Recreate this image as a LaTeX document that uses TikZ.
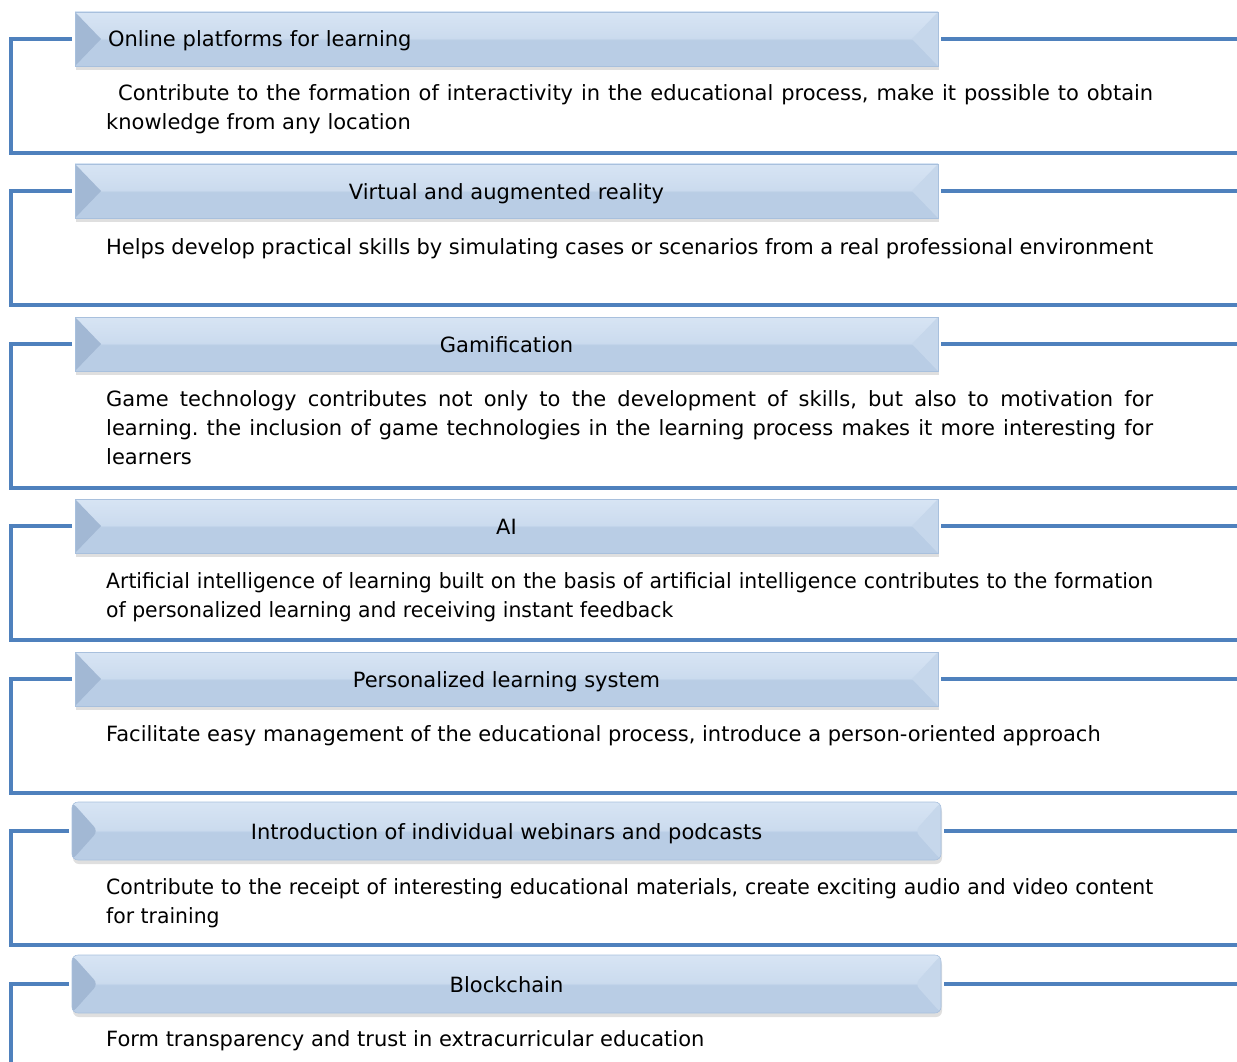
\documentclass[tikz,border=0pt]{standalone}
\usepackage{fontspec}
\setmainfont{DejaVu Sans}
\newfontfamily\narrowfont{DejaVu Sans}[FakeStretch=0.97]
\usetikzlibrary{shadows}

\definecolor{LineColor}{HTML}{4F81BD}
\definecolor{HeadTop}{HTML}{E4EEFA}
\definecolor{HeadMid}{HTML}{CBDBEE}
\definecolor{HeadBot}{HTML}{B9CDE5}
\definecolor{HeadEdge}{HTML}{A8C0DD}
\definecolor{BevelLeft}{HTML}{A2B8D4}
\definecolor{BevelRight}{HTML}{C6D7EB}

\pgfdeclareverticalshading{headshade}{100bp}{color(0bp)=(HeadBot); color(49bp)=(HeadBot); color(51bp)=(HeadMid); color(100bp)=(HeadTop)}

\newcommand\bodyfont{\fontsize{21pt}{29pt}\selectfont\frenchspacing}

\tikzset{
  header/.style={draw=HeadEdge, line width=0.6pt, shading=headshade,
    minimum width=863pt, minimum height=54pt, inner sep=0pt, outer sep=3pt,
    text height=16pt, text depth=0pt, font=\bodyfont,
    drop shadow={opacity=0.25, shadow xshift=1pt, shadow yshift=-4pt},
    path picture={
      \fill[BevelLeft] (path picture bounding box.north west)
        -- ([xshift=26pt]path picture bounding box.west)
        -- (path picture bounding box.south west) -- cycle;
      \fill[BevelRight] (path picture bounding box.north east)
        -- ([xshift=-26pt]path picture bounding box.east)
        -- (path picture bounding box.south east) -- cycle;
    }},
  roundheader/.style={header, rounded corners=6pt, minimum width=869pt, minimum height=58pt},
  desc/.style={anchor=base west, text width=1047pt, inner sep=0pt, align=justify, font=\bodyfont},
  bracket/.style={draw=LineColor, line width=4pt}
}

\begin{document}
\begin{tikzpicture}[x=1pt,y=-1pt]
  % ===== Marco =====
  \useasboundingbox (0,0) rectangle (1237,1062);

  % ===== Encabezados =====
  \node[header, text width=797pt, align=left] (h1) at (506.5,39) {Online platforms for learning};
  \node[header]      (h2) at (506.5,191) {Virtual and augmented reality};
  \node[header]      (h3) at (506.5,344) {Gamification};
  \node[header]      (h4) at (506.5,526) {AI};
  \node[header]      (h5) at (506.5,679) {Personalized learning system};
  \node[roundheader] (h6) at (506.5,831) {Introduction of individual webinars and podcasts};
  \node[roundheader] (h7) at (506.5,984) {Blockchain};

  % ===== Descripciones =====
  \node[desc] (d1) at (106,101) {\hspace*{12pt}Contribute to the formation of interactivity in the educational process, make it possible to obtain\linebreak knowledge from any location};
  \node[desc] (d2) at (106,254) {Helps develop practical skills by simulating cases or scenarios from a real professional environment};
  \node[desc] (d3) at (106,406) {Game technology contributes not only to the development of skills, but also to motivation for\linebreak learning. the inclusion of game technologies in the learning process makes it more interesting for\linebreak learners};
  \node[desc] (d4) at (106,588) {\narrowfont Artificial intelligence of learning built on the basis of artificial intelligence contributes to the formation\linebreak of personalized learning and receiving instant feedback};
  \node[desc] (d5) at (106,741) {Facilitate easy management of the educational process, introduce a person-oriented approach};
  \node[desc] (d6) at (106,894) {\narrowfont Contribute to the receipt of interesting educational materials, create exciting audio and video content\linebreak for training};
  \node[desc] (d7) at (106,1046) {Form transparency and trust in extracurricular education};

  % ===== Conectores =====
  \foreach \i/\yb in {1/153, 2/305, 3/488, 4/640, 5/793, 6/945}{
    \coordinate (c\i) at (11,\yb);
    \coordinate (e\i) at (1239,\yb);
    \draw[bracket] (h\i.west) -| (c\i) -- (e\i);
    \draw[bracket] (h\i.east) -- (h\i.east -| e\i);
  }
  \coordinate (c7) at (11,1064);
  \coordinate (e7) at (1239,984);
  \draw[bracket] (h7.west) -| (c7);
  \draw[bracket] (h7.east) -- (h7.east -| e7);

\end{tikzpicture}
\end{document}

* Description of the task
Copy each line in full and exactly, omitting any picture.

* Solution
Recreate this image as a LaTeX document that uses TikZ.
\documentclass[tikz,border=0pt]{standalone}
\usepackage{fontspec}
\setmainfont{DejaVu Sans}
\newfontfamily\narrowfont{DejaVu Sans}[FakeStretch=0.97]
\usetikzlibrary{shadows}

\definecolor{LineColor}{HTML}{4F81BD}
\definecolor{HeadTop}{HTML}{E4EEFA}
\definecolor{HeadMid}{HTML}{CBDBEE}
\definecolor{HeadBot}{HTML}{B9CDE5}
\definecolor{HeadEdge}{HTML}{A8C0DD}
\definecolor{BevelLeft}{HTML}{A2B8D4}
\definecolor{BevelRight}{HTML}{C6D7EB}

\pgfdeclareverticalshading{headshade}{100bp}{color(0bp)=(HeadBot); color(49bp)=(HeadBot); color(51bp)=(HeadMid); color(100bp)=(HeadTop)}

\newcommand\bodyfont{\fontsize{21pt}{29pt}\selectfont\frenchspacing}

\tikzset{
  header/.style={draw=HeadEdge, line width=0.6pt, shading=headshade,
    minimum width=863pt, minimum height=54pt, inner sep=0pt, outer sep=3pt,
    text height=16pt, text depth=0pt, font=\bodyfont,
    drop shadow={opacity=0.25, shadow xshift=1pt, shadow yshift=-4pt},
    path picture={
      \fill[BevelLeft] (path picture bounding box.north west)
        -- ([xshift=26pt]path picture bounding box.west)
        -- (path picture bounding box.south west) -- cycle;
      \fill[BevelRight] (path picture bounding box.north east)
        -- ([xshift=-26pt]path picture bounding box.east)
        -- (path picture bounding box.south east) -- cycle;
    }},
  roundheader/.style={header, rounded corners=6pt, minimum width=869pt, minimum height=58pt},
  desc/.style={anchor=base west, text width=1047pt, inner sep=0pt, align=justify, font=\bodyfont},
  bracket/.style={draw=LineColor, line width=4pt}
}

\begin{document}
\begin{tikzpicture}[x=1pt,y=-1pt]
  % ===== Marco =====
  \useasboundingbox (0,0) rectangle (1237,1062);

  % ===== Encabezados =====
  \node[header, text width=797pt, align=left] (h1) at (506.5,39) {Online platforms for learning};
  \node[header]      (h2) at (506.5,191) {Virtual and augmented reality};
  \node[header]      (h3) at (506.5,344) {Gamification};
  \node[header]      (h4) at (506.5,526) {AI};
  \node[header]      (h5) at (506.5,679) {Personalized learning system};
  \node[roundheader] (h6) at (506.5,831) {Introduction of individual webinars and podcasts};
  \node[roundheader] (h7) at (506.5,984) {Blockchain};

  % ===== Descripciones =====
  \node[desc] (d1) at (106,101) {\hspace*{12pt}Contribute to the formation of interactivity in the educational process, make it possible to obtain\linebreak knowledge from any location};
  \node[desc] (d2) at (106,254) {Helps develop practical skills by simulating cases or scenarios from a real professional environment};
  \node[desc] (d3) at (106,406) {Game technology contributes not only to the development of skills, but also to motivation for\linebreak learning. the inclusion of game technologies in the learning process makes it more interesting for\linebreak learners};
  \node[desc] (d4) at (106,588) {\narrowfont Artificial intelligence of learning built on the basis of artificial intelligence contributes to the formation\linebreak of personalized learning and receiving instant feedback};
  \node[desc] (d5) at (106,741) {Facilitate easy management of the educational process, introduce a person-oriented approach};
  \node[desc] (d6) at (106,894) {\narrowfont Contribute to the receipt of interesting educational materials, create exciting audio and video content\linebreak for training};
  \node[desc] (d7) at (106,1046) {Form transparency and trust in extracurricular education};

  % ===== Conectores =====
  \foreach \i/\yb in {1/153, 2/305, 3/488, 4/640, 5/793, 6/945}{
    \coordinate (c\i) at (11,\yb);
    \coordinate (e\i) at (1239,\yb);
    \draw[bracket] (h\i.west) -| (c\i) -- (e\i);
    \draw[bracket] (h\i.east) -- (h\i.east -| e\i);
  }
  \coordinate (c7) at (11,1064);
  \coordinate (e7) at (1239,984);
  \draw[bracket] (h7.west) -| (c7);
  \draw[bracket] (h7.east) -- (h7.east -| e7);

\end{tikzpicture}
\end{document}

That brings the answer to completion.